どのような業界で利用されているのだろうか

 映画制作においては、主にレンダリング処理を高速化し、3Dや複雑な効果を処理するためにNASのパフォーマンスが必要になるのだ。トップ12の映画としては「ゼロ・グラビティ」「ホビット三部作」「アイアンマン3」「ガーディアン・オブ・ギャラクシー」などが挙げられる。

 「ゼロ・グラビティ」がアカデミー賞7部門を受賞したのは記憶に新しいが、ほかには「ホビット」の制作で「封切り2週間前に大問題が発生し、急きょAvere FXT約10台を導入して乗り切った」(Lafferty氏)というエピソードも。

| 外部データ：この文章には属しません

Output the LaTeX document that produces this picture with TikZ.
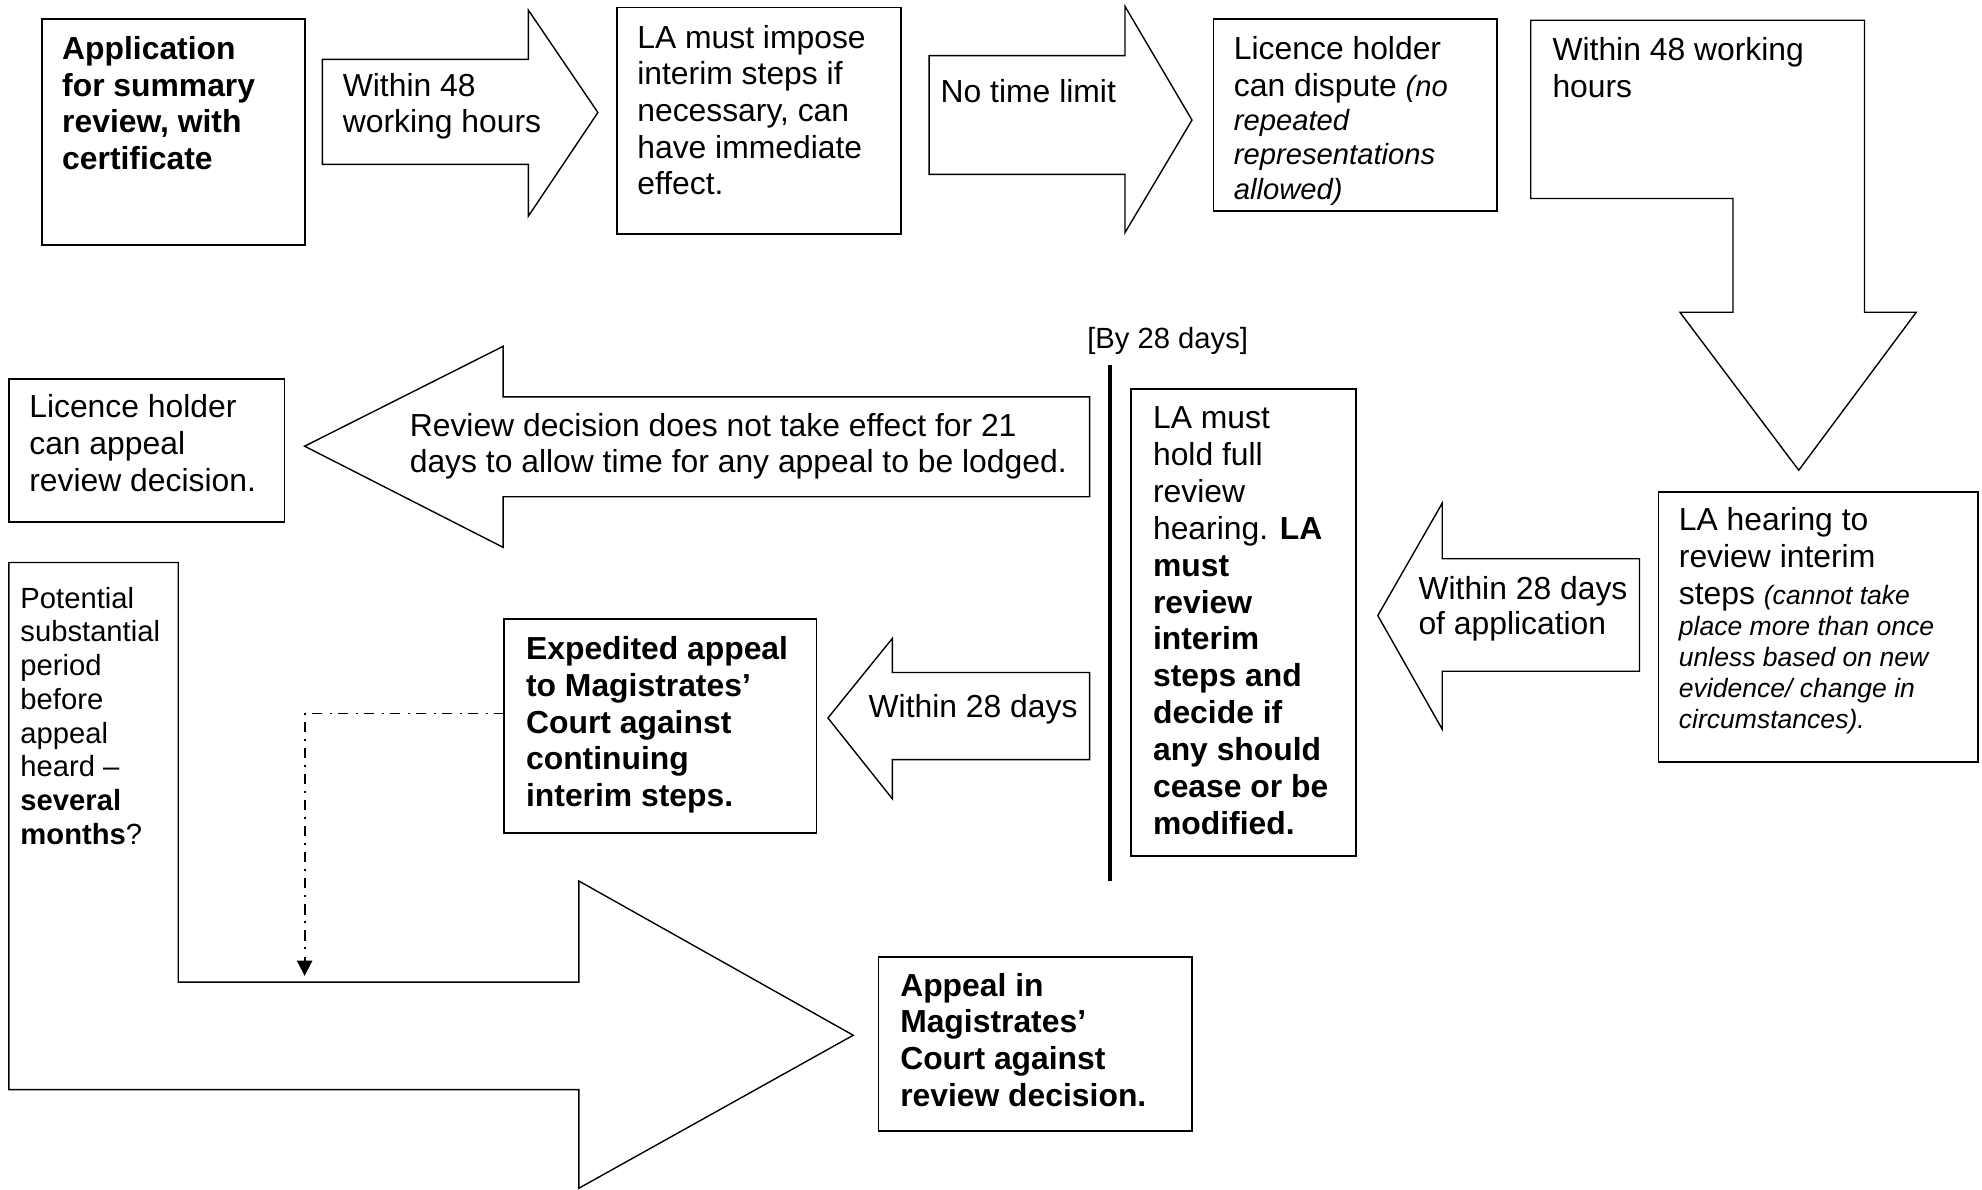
\documentclass[tikz,border=0pt]{standalone}
\usepackage{fontspec}
\setmainfont{Liberation Sans}
\usetikzlibrary{arrows.meta}
\newcommand\tl[1]{\hbox{#1}}
\newcommand\blk[2]{\vtop{\lineskiplimit=-100pt\lineskip=0pt\baselineskip=#1\relax #2}}
\newcommand\fsmall{\fontsize{23.1}{27}\selectfont}
\newcommand\ftiny{\fontsize{21}{24.5}\selectfont}
\begin{document}
\begin{tikzpicture}[x=1pt,y=-1pt,
  box/.style={draw, line width=1.4pt, inner sep=0pt, outer sep=0pt, anchor=north west},
  barrow/.style={draw, line width=1.1pt, line join=miter, fill=white},
  txt/.style={inner sep=0pt, anchor=base west, font=\fontsize{25.2}{29}\selectfont},
  stxt/.style={inner sep=0pt, anchor=base west, font=\fsmall},
  dashdot/.style={line width=1.4pt, dash pattern=on 8pt off 5pt on 1.6pt off 6pt}]
\fill[white] (0,0) rectangle (1568,941);
\useasboundingbox (0,0) rectangle (1568,941);

% block arrows
\draw[barrow] (255,47) -- (418,47) -- (418,8) -- (473,89) -- (418,171) -- (418,130) -- (255,130) -- cycle;
\draw[barrow] (735,44) -- (890,44) -- (890,5) -- (943,95) -- (890,184) -- (890,138) -- (735,138) -- cycle;
\draw[barrow] (1211,16) -- (1475,16) -- (1475,247) -- (1516,247) -- (1423,372) -- (1329,247) -- (1371,247) -- (1371,157) -- (1211,157) -- cycle;
\draw[barrow] (1297,442) -- (1141,442) -- (1141,398) -- (1090,487) -- (1141,577) -- (1141,531) -- (1297,531) -- cycle;
\draw[barrow] (862,314) -- (398,314) -- (398,274) -- (241,353) -- (398,433) -- (398,393) -- (862,393) -- cycle;
\draw[barrow] (862,532) -- (706,532) -- (706,505) -- (655,568) -- (706,632) -- (706,601) -- (862,601) -- cycle;
\draw[barrow] (7,445) -- (141,445) -- (141,777) -- (458,777) -- (458,697) -- (675,819) -- (458,940) -- (458,862) -- (7,862) -- cycle;

% boxes
\node[box, minimum width=208pt, minimum height=179pt] (A) at (33,15) {};
\node[box, minimum width=225pt, minimum height=179pt] (B) at (488,6) {};
\node[box, minimum width=224pt, minimum height=152pt] (C) at (960,15) {};
\node[box, minimum width=253pt, minimum height=214pt] (D) at (1312,389) {};
\node[box, minimum width=178pt, minimum height=369pt] (E) at (895,308) {};
\node[box, minimum width=218pt, minimum height=113pt] (F) at (7,300) {};
\node[box, minimum width=247pt, minimum height=169pt] (H) at (399,490) {};
\node[box, minimum width=248pt, minimum height=138pt] (I) at (695,757) {};

% texts
\node[txt] (tA) at (49,47) {\blk{29pt}{\bfseries\tl{Application}\tl{for summary}\tl{review, with}\tl{certificate}}};
\node[txt] (t1) at (271,76) {\blk{29pt}{\tl{Within 48}\tl{working hours}}};
\node[txt] (tB) at (504,38) {\blk{29pt}{\tl{LA must impose}\tl{interim steps if}\tl{necessary, can}\tl{have immediate}\tl{effect.}}};
\node[txt] (t2) at (744,81) {No time limit};
\node[txt] (tC) at (976,47) {\blk{29pt}{\tl{Licence holder}\tl{can dispute {\fsmall\itshape (no}}\baselineskip=27.5pt\tl{\fsmall\itshape repeated}\baselineskip=27pt\tl{\fsmall\itshape representations}\tl{\fsmall\itshape allowed)}}};
\node[txt] (t3) at (1228,48) {\blk{29pt}{\tl{Within 48 working}\tl{hours}}};
\node[txt] (tD) at (1328,420) {\blk{29pt}{\tl{LA hearing to}\tl{review interim}\baselineskip=29.5pt\tl{steps {\ftiny\itshape (cannot take}}\baselineskip=24.5pt\tl{\ftiny\itshape place more than once}\tl{\ftiny\itshape unless based on new}\tl{\ftiny\itshape evidence/ change in}\tl{\ftiny\itshape circumstances).}}};
\node[txt] (t4) at (1122,474) {\blk{28pt}{\tl{Within 28 days}\tl{of application}}};
\node[txt] (tE) at (912,339) {\blk{29.2pt}{\tl{LA must}\tl{hold full}\tl{review}\tl{hearing. \bfseries LA}\bfseries\tl{must}\tl{review}\tl{interim}\tl{steps and}\tl{decide if}\tl{any should}\tl{cease or be}\tl{modified.}}};
\node[stxt] (tBy) at (860,276) {[By 28 days]};
\node[txt] (t5) at (324,345) {\blk{29pt}{\tl{Review decision does not take effect for 21}\tl{days to allow time for any appeal to be lodged.}}};
\node[txt] (tF) at (23,330) {\blk{29.5pt}{\tl{Licence holder}\tl{can appeal}\tl{review decision.}}};
\node[stxt] (tG) at (16,481) {\blk{26.7pt}{\tl{Potential}\tl{substantial}\tl{period}\tl{before}\tl{appeal}\tl{heard –}\tl{\bfseries several}\tl{\textbf{months}?}}};
\node[txt] (tH) at (416,522) {\blk{29pt}{\bfseries\tl{Expedited appeal}\tl{to Magistrates’}\tl{Court against}\tl{continuing}\tl{interim steps.}}};
\node[txt] (t6) at (687,568) {Within 28 days};
\node[txt] (tI) at (712,788) {\blk{29pt}{\bfseries\tl{Appeal in}\tl{Magistrates’}\tl{Court against}\tl{review decision.}}};

% deadline bar
\coordinate (bartop) at (878,289);
\coordinate (barbot) at (878,697);
\draw[line width=2.7pt] (bartop) -- (barbot);

% dash-dot connector
\coordinate (dend) at (241,772);
\draw[dashdot, -{Triangle[length=12pt,width=12pt]}] ([yshift=10pt]H.west) -| (dend);
\end{tikzpicture}
\end{document}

テクマトリックス 取締役 上席執行役員 ネットワークセキュリティ事業部の矢井隆晴氏

 日本市場でも「メディア&エンターテイメント」分野のニーズが見込めるため、国内で販売を担当するテクマトリックス 取締役 上席執行役員 ネットワークセキュリティ事業部の矢井隆晴氏も「まずはこの分野から訴求したい」と語る。

 そのほか、データアーカイブやディザスタリカバリ用途でクラウドストレージを利用したい企業やサービスプロバイダー、教育・研究機関などに展開する考え。テクマトリックスでは9月5日より販売中。価格は標準3ノードで2000万円から。案件創出、営業、導入支援、構築、保守までワンストップに提供し、3年間で20億円の売り上げを目指す。